Fritz sitting at a bench, prepares a modern whale skull for mold making. Museum paleontology associate Fritz Clark likes to get his hands dirty. He also likes to make up the rules himself. He's been known to use an electric jackhammer in the pouring rain to dig a site, invent one-of-a kind casting techniques like using 110 pairs of pantyhose to help make molds of a T. rex skull, and tour movie stars like Laura Dern around his bone-filled workshop for her research on the film "Jurassic Park."



For those ambitious hobbyists out there, here is a step-by-step guide to casting a T. rex skull the "Fritz" way:

  • First, carefully examine the skull to determine where the seam line will be.

  • Cover one half of the skull in Plastaline clay with a flange extended out from the seam line. Cut a groove into the flange to form a lockline so both halves of the mold will fit together exactly.

  • Mix and apply RTV rubber (Room Temperature Vulcanizing, considered the best, but very expensive) to the skull to a thickness of 1/2 to 3/4 inches thick. To reinforce the mold, and prevent tearing, cut up and place 110 pairs of pantyhose on the outside layers of both halves.

  • Apply a fiberglass layer, called the mothermold.
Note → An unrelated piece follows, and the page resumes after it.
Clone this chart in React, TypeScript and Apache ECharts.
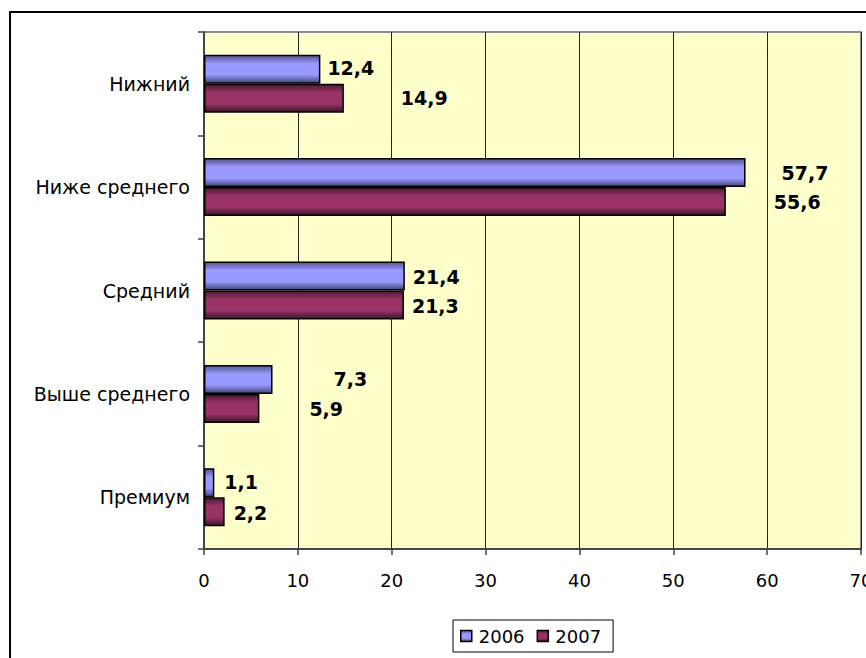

This enables the mold to retain its exact shape when it's removed from the T. rex skull. Mothermolds are usually made in sections that are held together with nuts and bolts.

  • Remove the clay from the underside and apply a separator to the seam lock so the two halves of the mold can later come apart. Install a plug at the back of the skull in order to provide a pour hole.

  • When the rubber and fiberglass are cured, remove the mothermold and peel the rubber mold from the T. rex skull and place it in the assembled mothermold. When the mold is bolted back together, a cavity will be created that exactly represents the skull. The skull cast is then produced when two parts of liquid foam are mixed and poured into the mold. Five minutes later, the foam sets up, and your cast of a T. rex skull is done.

Photo: Fritz Clark prepares a modern whale skull for mold making.